I have a large audio file that I would like to get transcribed. For this, I opted the silence-based conversion by splitting the audio file into chunks based on the silence between sentences. However, this takes longer than expected even for a short audio file.
from pydub import AudioSegment
from pydub.silence import split_on_silence
voice = AudioSegment.from_wav(path) #path to audio file
chunks = split_on_silence(voice, min_silence_len=500, silence_thresh=voice.dBFS-14, keep_silence=500,)
To try and process these chunks faster, I tried using a multi-threaded loop as shown
n_threads = len(chunks)
thread_list = []
for thr in range(n_threads):
thread = Thread(target = threaded_process, args=(chunks[thr],))
thread_list.append(thread)
thread_list[thr].start()
for thread in thread_list:
thread.join()
The function 'threaded_process' is supposed to perform the Speech-to-Text conversion
def threaded_process(chunks):
fh = open("recognized.txt", "w+")
i = 0
for chunk in chunks:
chunk_silent = AudioSegment.silent(duration = 10)

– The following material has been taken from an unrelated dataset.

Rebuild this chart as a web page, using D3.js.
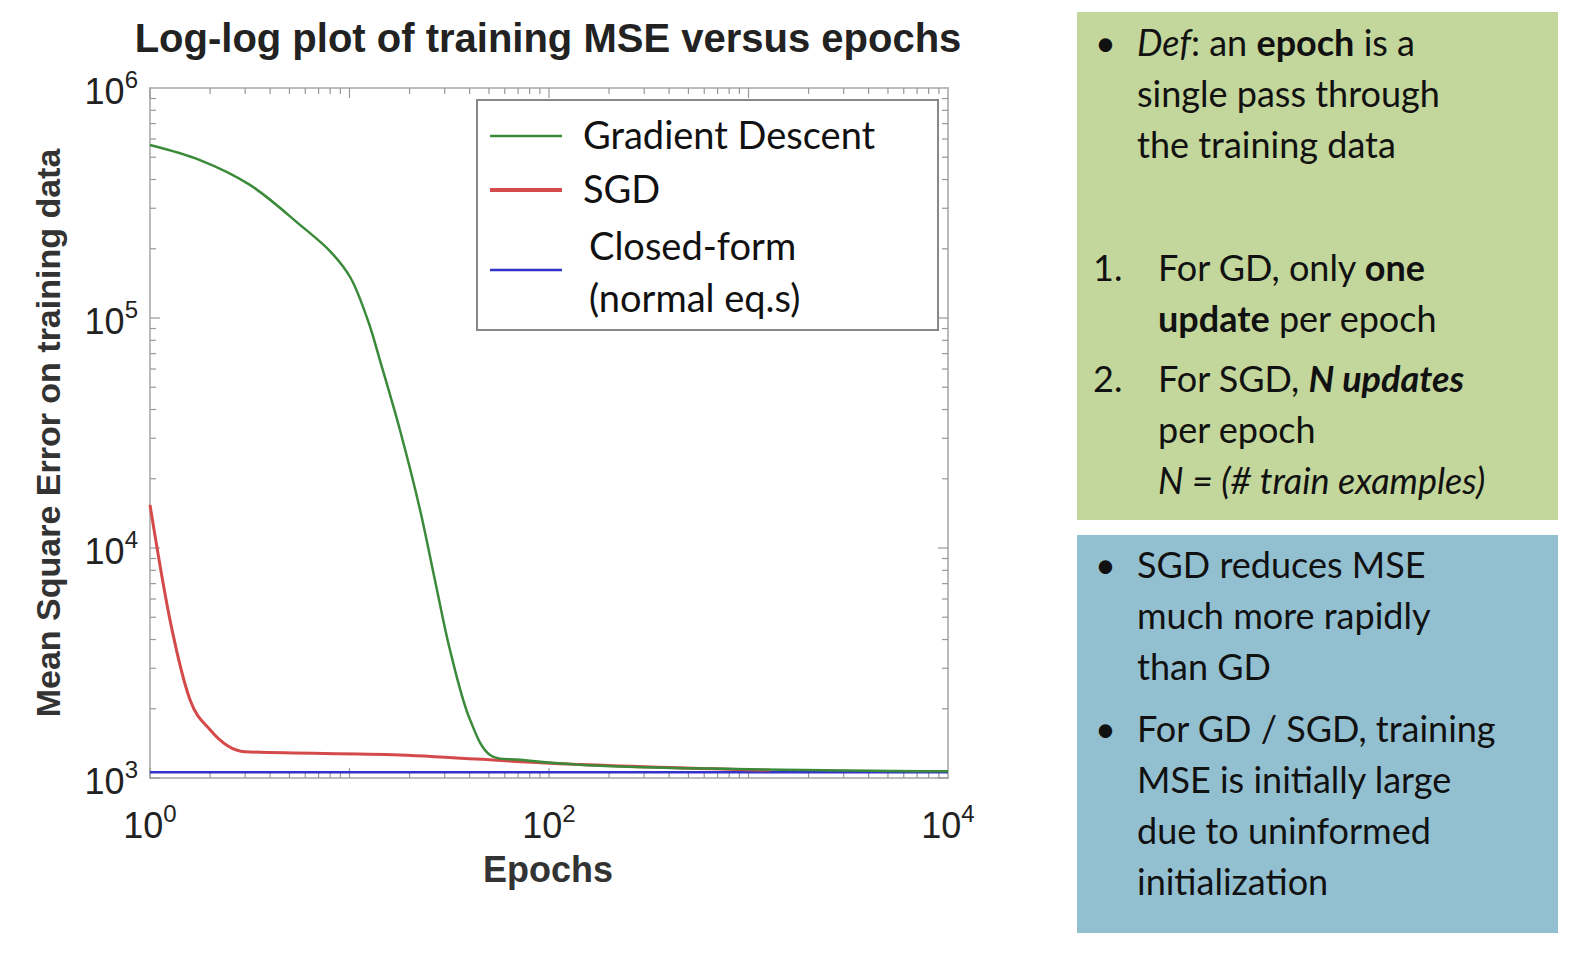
<!DOCTYPE html><html><head><meta charset="utf-8">
<script src="https://cdn.jsdelivr.net/npm/d3@7"></script>
<style>html,body{margin:0;padding:0;overflow:hidden;background:#fff}svg{display:block}</style></head><body>
<svg id="c" width="1592" height="960"></svg>
<script>
const gdX=[1,1.78,3.17,5.65,8.0,10.1,12.5,14.2,17.9,22.6,26.8,31.9,40.2,50.6,71.6,180,10000];
const gdY=[565000,486000,379000,254000,195000,150000,95000,65600,32600,14600,7260,3600,1790,1260,1200,1130,1070];
const sgdX=[1,1.26,1.59,2.0,2.99,17.9,101,1280];
const sgdY=[15400,4860,2180,1620,1300,1260,1160,1080];
const cfX=[1,10000];
const cfY=[1060,1060];
const xTicks=[0,2,4];
const yTicks=[3,4,5,6];
const svg=d3.select("#c");
const L=150,R=948,T=88,B=778;
const x=d3.scaleLog().domain([1,1e4]).range([L,R]);
const y=d3.scaleLog().domain([1e3,1e6]).range([B,T]);
svg.append("text").attr("x",548).attr("y",52).attr("text-anchor","middle").attr("font-family","Liberation Sans").attr("font-weight","bold").attr("font-size",40).attr("fill","#222").text("Log-log plot of training MSE versus epochs");
svg.append("rect").attr("x",L).attr("y",T).attr("width",R-L).attr("height",B-T).attr("fill","#fff").attr("stroke","#bbb").attr("stroke-width",2);
const g=svg.append("g").attr("stroke","#999").attr("stroke-width",1.2);
for(let d=0;d<4;d++)for(let k=1;k<10;k++){const v=Math.pow(10,d)*k,px=x(v),len=k==1?10:6;
 g.append("line").attr("x1",px).attr("x2",px).attr("y1",B).attr("y2",B-len);
 g.append("line").attr("x1",px).attr("x2",px).attr("y1",T).attr("y2",T+len);}
for(let d=3;d<6;d++)for(let k=1;k<10;k++){const v=Math.pow(10,d)*k,py=y(v),len=k==1?10:6;
 g.append("line").attr("y1",py).attr("y2",py).attr("x1",L).attr("x2",L+len);
 g.append("line").attr("y1",py).attr("y2",py).attr("x1",R).attr("x2",R-len);}
const tf="Liberation Sans";
xTicks.forEach(e=>{const t=svg.append("text").attr("x",x(Math.pow(10,e))).attr("y",838).attr("text-anchor","middle").attr("font-family",tf).attr("font-size",36).attr("fill","#222");
 t.append("tspan").text("10");t.append("tspan").attr("dy",-16).attr("font-size",24).text(e);});
yTicks.forEach(e=>{const t=svg.append("text").attr("x",138).attr("y",y(Math.pow(10,e))+16).attr("text-anchor","end").attr("font-family",tf).attr("font-size",36).attr("fill","#222");
 t.append("tspan").text("10");t.append("tspan").attr("dy",-16).attr("font-size",24).text(e);});
svg.append("text").attr("x",548).attr("y",882).attr("text-anchor","middle").attr("font-family",tf).attr("font-weight","bold").attr("font-size",36).attr("fill","#333").text("Epochs");
svg.append("text").attr("transform","translate(60,433) rotate(-90)").attr("text-anchor","middle").attr("font-family",tf).attr("font-weight","bold").attr("font-size",34).attr("fill","#333").text("Mean Square Error on training data");
const line=d3.line().x(d=>x(d[0])).y(d=>y(d[1])).curve(d3.curveCatmullRom.alpha(0.5));
svg.append("path").attr("d",line(cfX.map((v,i)=>[v,cfY[i]]))).attr("fill","none").attr("stroke","#3333cc").attr("stroke-width",2.5);
svg.append("path").attr("d",d3.line().x(d=>x(d[0])).y(d=>y(d[1])).curve(d3.curveMonotoneX)(sgdX.map((v,i)=>[v,sgdY[i]]))).attr("fill","none").attr("stroke","#d44a4a").attr("stroke-width",3);
svg.append("path").attr("d",line(gdX.map((v,i)=>[v,gdY[i]]))).attr("fill","none").attr("stroke","#3a8a3a").attr("stroke-width",2.5);
svg.append("rect").attr("x",477).attr("y",100).attr("width",461).attr("height",230).attr("fill","#fff").attr("stroke","#888").attr("stroke-width",2);
const lf="Lato";
[["Gradient Descent","#3a8a3a",136],["SGD","#d44a4a",190]].forEach(([t,c,yy])=>{
 svg.append("line").attr("x1",490).attr("x2",562).attr("y1",yy).attr("y2",yy).attr("stroke",c).attr("stroke-width",c=="#d44a4a"?4:2.5);
 svg.append("text").attr("x",583).attr("y",yy+13).attr("font-family",lf).attr("font-size",38).attr("fill","#111").text(t);});
svg.append("line").attr("x1",490).attr("x2",562).attr("y1",270).attr("y2",270).attr("stroke","#3333cc").attr("stroke-width",2.5);
svg.append("text").attr("x",589).attr("y",260).attr("font-family",lf).attr("font-size",38).attr("fill","#111").text("Closed-form");
svg.append("text").attr("x",589).attr("y",312).attr("font-family",lf).attr("font-size",38).attr("fill","#111").text("(normal eq.s)");
svg.append("rect").attr("x",1077).attr("y",12).attr("width",481).attr("height",508).attr("fill","#c3d69b");
svg.append("rect").attr("x",1077).attr("y",535).attr("width",481).attr("height",398).attr("fill","#93c0d0");
const fs=36;
function tx(xx,yy,parts){const t=svg.append("text").attr("x",xx).attr("y",yy).attr("font-family",lf).attr("font-size",fs).attr("fill","#111");
 parts.forEach(p=>{const s=t.append("tspan").text(typeof p=="string"?p:p.t);if(p.b)s.attr("font-weight","bold");if(p.i)s.attr("font-style","italic");});}
tx(1095,56,["•"]);
tx(1137,56,[{t:"Def",i:1},": an ",{t:"epoch",b:1}," is a"]);
tx(1137,107,["single pass through"]);
tx(1137,158,["the training data"]);
tx(1093,281,["1."]);
tx(1158,281,["For GD, only ",{t:"one",b:1}]);
tx(1158,332,[{t:"update",b:1}," per epoch"]);
tx(1093,392,["2."]);
tx(1158,392,["For SGD, ",{t:"N updates",b:1,i:1}]);
tx(1158,443,["per epoch"]);
tx(1158,494,[{t:"N = (# train examples)",i:1}]);
tx(1095,578,["•"]);
tx(1137,578,["SGD reduces MSE"]);
tx(1137,629,["much more rapidly"]);
tx(1137,680,["than GD"]);
tx(1095,742,["•"]);
tx(1137,742,["For GD / SGD, training"]);
tx(1137,793,["MSE is initially large"]);
tx(1137,844,["due to uninformed"]);
tx(1137,895,["initialization"]);
</script></body></html>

audio_chunk = chunk_silent + chunk + chunk_silent
print("saving chunk{0}.wav".format(i))
audio_chunk.export("./chunk{0}.wav".format(i), bitrate ='192k', format ="wav")
file = 'chunk'+str(i)+'.wav'
print("Processing chunk "+str(i))
rec = audio_to_text(file) #Another function which actually does the Speech to text conversion(IBM Watson SpeechToText API)
if rec == "Error5487":
return "Error5487E"
fh.write(rec+" ")
os.remove(file)
i += 1
fh.close()
But the conversion is done using the earlier method and not using multithreading. I also get this message- [WinError 32] The process cannot access the file because it is being used by another process: 'chunk0.wav' Why is this happening?